The README creator will harvest this information, much of which is required to create a record in the first place, and concatenate it into a nicely structured text (or PDF) document.

This can be forwarded to the researcher for editing and uploading along with a data set.

This is commonly done by the administrator of a collection, as they have access to the study contents and metadata.

To do this:

dv_readme_creator -u [Dataverse url] -p [persistent ID] --k [API key] README.md

Attach the resultant README.md file to an email along with suggestions for improvement.

Collection analysis¶

While Dataverse installations have a reasonably robust set of metrics available, detailed collection analysis may be required for any number of reasons. Collection recursion is not supported in the API, but is required for institutions analyzing their collections.

A spreadsheet of a collection with selected metadata fields can be made easily with dv_collection_info

For example, you wish to recursively analyze your collection called foo, and you need the authors, titles, keywords and distribution date.

dv_collection_info -u [Dataverse instance] -k [key, may or may not be required] -c foo -f authorName title keywordValue distributionDate -o [wherever your file is .tsv]
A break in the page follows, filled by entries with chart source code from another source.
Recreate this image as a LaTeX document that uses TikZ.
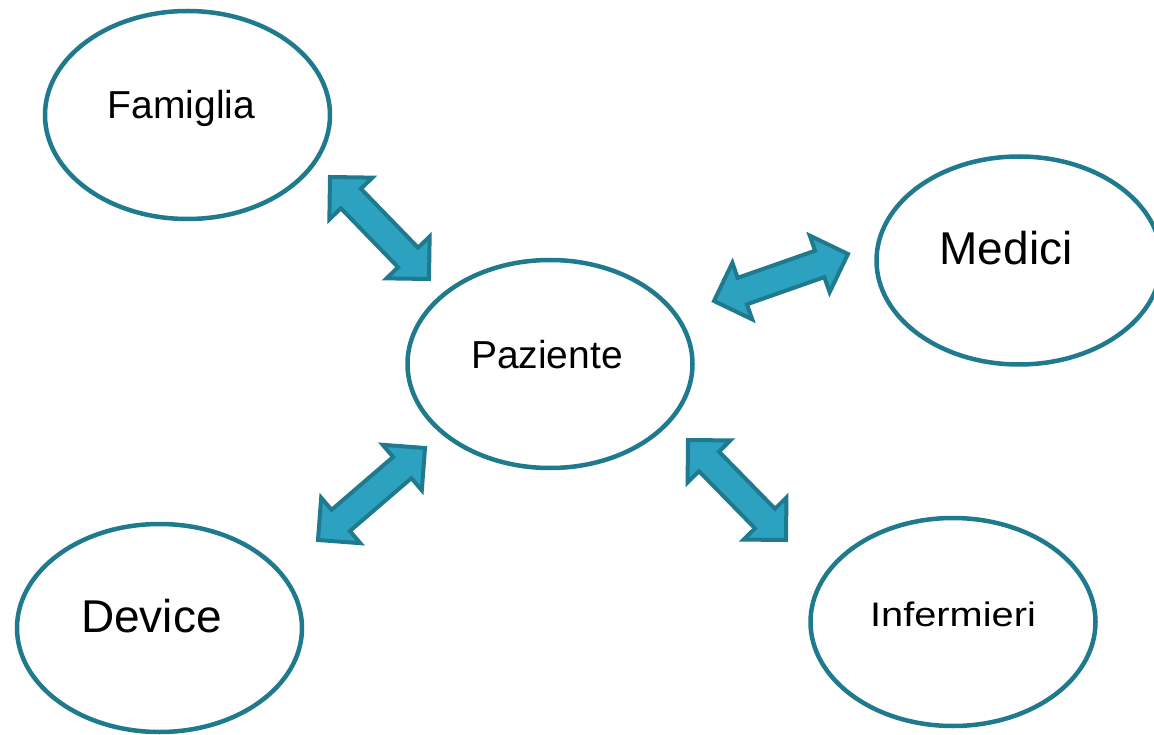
\documentclass[tikz,border=0pt]{standalone}
\usepackage{fontspec}
\setmainfont{Liberation Sans}
\usepackage{tikz}
\usetikzlibrary{calc}
\usetikzlibrary{shapes.geometric}

\definecolor{rim}{HTML}{1F7A8E}
\definecolor{flow}{HTML}{2CA2C0}

\tikzset{
  actor/.style={ellipse,draw=rim,line width=4.5pt,fill=white,minimum width=285pt,minimum height=208pt,inner sep=0pt,text height=24pt,text depth=16pt},
  small/.style={font=\fontsize{39}{44}\selectfont},
  large/.style={font=\fontsize{46}{52}\selectfont},
  flowarrow/.style={draw=rim,fill=flow,line width=4pt,line join=miter}
}

% text a little left of the ellipse centre
\newcommand{\leftof}[2]{#2\hspace*{#1}}

% double block arrow between two named points
\newcommand{\dblarrow}[2]{%
\draw[flowarrow] (#1)
  -- ($(#1)!30pt!(#2)!30pt!90:(#2)$)
  -- ($(#1)!30pt!(#2)!14pt!90:(#2)$)
  -- ($(#2)!30pt!(#1)!14pt!-90:(#1)$)
  -- ($(#2)!30pt!(#1)!30pt!-90:(#1)$)
  -- (#2)
  -- ($(#2)!30pt!(#1)!30pt!90:(#1)$)
  -- ($(#2)!30pt!(#1)!14pt!90:(#1)$)
  -- ($(#1)!30pt!(#2)!14pt!-90:(#2)$)
  -- ($(#1)!30pt!(#2)!30pt!-90:(#2)$)
  -- cycle;}

\begin{document}
\begin{tikzpicture}[x=1pt,y=-1pt]
\useasboundingbox (0,0) rectangle (1154,735);
\clip (0,0) rectangle (1154,735);

\node[actor,small] (fam) at (187.5,115) {\leftof{12pt}{Famiglia}};
\node[actor,small] (paz) at (550,364) {\leftof{6pt}{Paziente}};
\node[actor,large] (med) at (1019,260.5) {\leftof{26pt}{Medici}};
\node[actor,large] (dev) at (159.5,628) {\leftof{16pt}{Device}};
\node[actor,font=\fontsize{34}{40}\selectfont] (inf) at (953,622) {\scalebox{1.17}[1]{Infermieri}};

\coordinate (fam tip) at (330,177);
\coordinate (fam end) at (429,279);
\coordinate (med tip) at (848,254);
\coordinate (med end) at (714,301);
\coordinate (dev tip) at (318,540);
\coordinate (dev end) at (425,448);
\coordinate (inf tip) at (786,540);
\coordinate (inf end) at (688,440);

\dblarrow{fam tip}{fam end}
\dblarrow{med tip}{med end}
\dblarrow{dev tip}{dev end}
\dblarrow{inf tip}{inf end}
\end{tikzpicture}
\end{document}
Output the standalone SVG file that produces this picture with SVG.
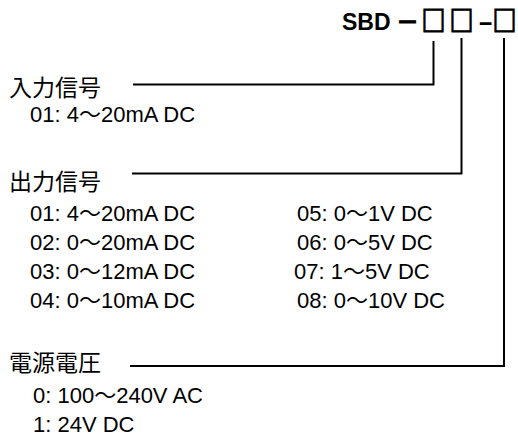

Field names are those defined in the Dataverse JSON specification. Fields can be added by custom metadata blocks, but a sample can be found on the IQSS github page here [2025-10-23], where the field names are found using the ‘typeName’ key.

Recurring series¶

Some records are broadly similar, requiring only minor changes, such as a year change, etc. Instead of copy/paste:

dv_record_copy -u [Dataverse installation] -k [key] -c [collection where it should live] doi:xxx/xxx

Your record is instantly copied and requires minor edits instead of a full manual entry.

Helper utilities¶

All of these things take place in a command line environment. To avoid having to leave it to use a spreadsheet application, consider using Visidata instead of a spreadsheet so that you can rapidly edit any tabular data. Dataverse_utils has no affiliation with Visidata beyond recommending it as a useful tool.